§ The task:
Select each line where the word "that" appears.

● ● ● ● ● ● ●

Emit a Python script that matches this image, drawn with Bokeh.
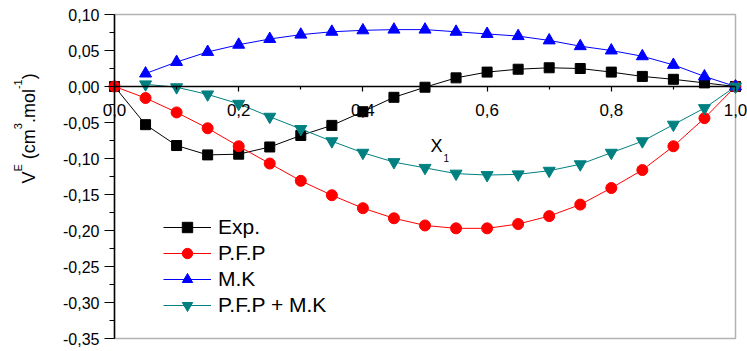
from math import pi

from bokeh.embed import file_html
from bokeh.models import BoxAnnotation, FixedTicker, Label, LinearAxis, Range1d
from bokeh.plotting import figure
from bokeh.resources import INLINE

# Mole fraction grid
x1 = [0.00, 0.05, 0.10, 0.15, 0.20, 0.25, 0.30, 0.35, 0.40, 0.45, 0.50,
      0.55, 0.60, 0.65, 0.70, 0.75, 0.80, 0.85, 0.90, 0.95, 1.00]
x1_models = x1[1:]

# Excess molar volume, cm3/mol
v_exp = [0.000, -0.053, -0.082, -0.095, -0.094, -0.084, -0.068, -0.054, -0.035, -0.015, -0.001,
         0.012, 0.020, 0.024, 0.026, 0.025, 0.020, 0.014, 0.010, 0.005, 0.000]
v_pfp = [0.000, -0.016, -0.036, -0.058, -0.083, -0.107, -0.131, -0.151, -0.169, -0.183, -0.193,
         -0.197, -0.197, -0.191, -0.180, -0.164, -0.141, -0.116, -0.083, -0.044, 0.000]
v_mk = [0.018, 0.034, 0.048, 0.058, 0.066, 0.072, 0.076, 0.078, 0.079, 0.079,
        0.076, 0.073, 0.070, 0.064, 0.056, 0.050, 0.042, 0.030, 0.014, 0.000]
v_pfp_mk = [0.003, -0.001, -0.011, -0.024, -0.042, -0.059, -0.076, -0.092, -0.105, -0.113,
            -0.121, -0.123, -0.122, -0.117, -0.108, -0.092, -0.076, -0.053, -0.030, 0.000]

# Axis ticks
y_ticks = [0.10, 0.05, 0.00, -0.05, -0.10, -0.15, -0.20, -0.25, -0.30, -0.35]
y_tick_labels = ["0,10", "0,05", "0,00", "-0,05", "-0,10", "-0,15", "-0,20", "-0,25", "-0,30", "-0,35"]
y_minor = [0.075, 0.025, -0.025, -0.075, -0.125, -0.175, -0.225, -0.275, -0.325]
x_ticks = [0.0, 0.2, 0.4, 0.6, 0.8, 1.0]
x_tick_labels = ["0,0", "0,2", "0,4", "0,6", "0,8", "1,0"]
x_minor = [0.1, 0.3, 0.5, 0.7, 0.9]

FONT = "Liberation Sans"
W, H = 747, 351
# pixel box of the axes inside the canvas
LEFT, RIGHT, TOP, BOTTOM = 114, 12, 14, 13
X0, X1 = 0.0, 1.0
Y0, Y1 = -0.35, 0.10
box_w = W - LEFT - RIGHT
box_h = H - TOP - BOTTOM
sx = (X1 - X0) / box_w      # data per pixel, x
sy = (Y1 - Y0) / box_h      # data per pixel, y


def px_x(px):
    """Canvas pixel column -> data x."""
    return X0 + (px - LEFT) * sx


def px_y(py):
    """Canvas pixel row -> data y."""
    return Y1 - (py - TOP) * sy


# The frame fills the whole canvas; the axes sit at fixed data locations
p = figure(width=W, height=H,
           x_range=Range1d(px_x(0), px_x(W)), y_range=Range1d(px_y(H), px_y(0)),
           output_backend="svg", toolbar_location=None,
           x_axis_location=None, y_axis_location=None, min_border=0)
p.grid.grid_line_color = None
p.outline_line_color = None
p.background_fill_color = "white"
p.border_fill_color = "white"

# Left axis
ya = LinearAxis(fixed_location=X0, bounds=(Y0, Y1))
ya.ticker = FixedTicker(ticks=y_ticks, minor_ticks=y_minor)
ya.major_label_overrides = dict(zip(y_ticks, y_tick_labels))
ya.axis_line_width = 1.5
ya.axis_line_color = "black"
ya.major_tick_out = 10
ya.major_tick_in = 0
ya.minor_tick_out = 5
ya.minor_tick_in = 0
ya.major_tick_line_width = 1.2
ya.minor_tick_line_width = 1.2
ya.major_label_text_font = FONT
ya.major_label_text_font_size = "16px"
ya.major_label_text_color = "black"
ya.major_label_standoff = 5
p.add_layout(ya, "left")

# X axis through y = 0
xa = LinearAxis(fixed_location=0, bounds=(X0, X1))
xa.ticker = FixedTicker(ticks=x_ticks, minor_ticks=x_minor)
xa.major_label_overrides = dict(zip(x_ticks, x_tick_labels))
xa.axis_line_width = 1.5
xa.axis_line_color = "black"
xa.major_tick_out = 5
xa.major_tick_in = 0
xa.minor_tick_out = 3
xa.minor_tick_in = 0
xa.major_tick_line_width = 1.2
xa.minor_tick_line_width = 1.2
xa.major_label_text_font = FONT
xa.major_label_text_font_size = "17px"
xa.major_label_text_color = "black"
xa.major_label_standoff = 12
p.add_layout(xa, "below")

# Axes box
p.add_layout(BoxAnnotation(left=X0, right=X1, bottom=Y0, top=Y1, fill_alpha=0,
                           line_color="black", line_width=1.5, level="underlay"))

# Series
series = [
    ("Exp.", x1, v_exp, "black", "square", 10),
    ("P.F.P", x1, v_pfp, "red", "circle", 11),
    ("M.K", x1_models, v_mk, "blue", "triangle", 12),
    ("P.F.P + M.K", x1_models, v_pfp_mk, "teal", "inverted_triangle", 12),
]
for name, xs, ys, col, mk, sz in series:
    p.line(xs, ys, line_color=col, line_width=1, legend_label=name)
    p.scatter(xs, ys, marker=mk, size=sz, fill_color=col, line_color=col, legend_label=name)

lg = p.legend[0]
lg.location = (163, H - 318)
lg.border_line_color = None
lg.background_fill_alpha = 0
lg.padding = 0
lg.margin = 0
lg.spacing = 0
lg.glyph_width = 48
lg.glyph_height = 26
lg.label_height = 26
lg.label_standoff = 7
lg.label_text_font = FONT
lg.label_text_font_size = "21px"
lg.label_text_color = "black"

# Axis titles built from pieces so that super/subscripts sit right
ADV = {"V": .667, "E": .667, " ": .278, "(": .333, "c": .5, "m": .833, "3": .556,
       ".": .278, "o": .556, "l": .222, "-": .333, "1": .556, ")": .333, "X": .667}


def adv(s, size):
    return sum(ADV[c] for c in s) * size


# Y title: V^E (cm^3.mol^-1), rotated, reading upwards.
# Each piece is anchored at its own centre so the rotation pivot is unambiguous;
# the word gap is kept as a separate advance (leading blanks collapse in SVG).
pieces = [("V", 18, 0, 0), ("E", 11, 1, 0), ("(cm", 18, 0, 5), ("3", 11, 1, 0),
          (".mol", 18, 0, 0), ("-1", 11, 1, 0), (")", 18, 0, 0)]
base_main, base_sup = 35, 21
pos = 183
for txt, size, sup, gap in pieces:
    pos -= gap
    w = adv(txt, size)
    bx = (base_sup if sup else base_main) - 0.35 * size
    p.add_layout(Label(x=px_x(bx), y=px_y(pos - w / 2), text=txt, angle=pi / 2,
                       text_align="center", text_baseline="middle",
                       text_font=FONT, text_font_size=f"{size}px", text_color="black"))
    pos -= w

# X title: X_1
p.add_layout(Label(x=px_x(430), y=px_y(145), text="X", text_align="left",
                   text_baseline="alphabetic", text_font=FONT,
                   text_font_size="18px", text_color="black"))
p.add_layout(Label(x=px_x(430 + adv("X", 18) + 1), y=px_y(157), text="1", text_align="left",
                   text_baseline="alphabetic", text_font=FONT,
                   text_font_size="10px", text_color="black"))

open("out.html", "w").write(file_html(p, INLINE))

● ● ● ● ● ● ●

§ Result:
Emit a Python script that matches this image, drawn with Bokeh.
# Axis titles built from pieces so that super/subscripts sit right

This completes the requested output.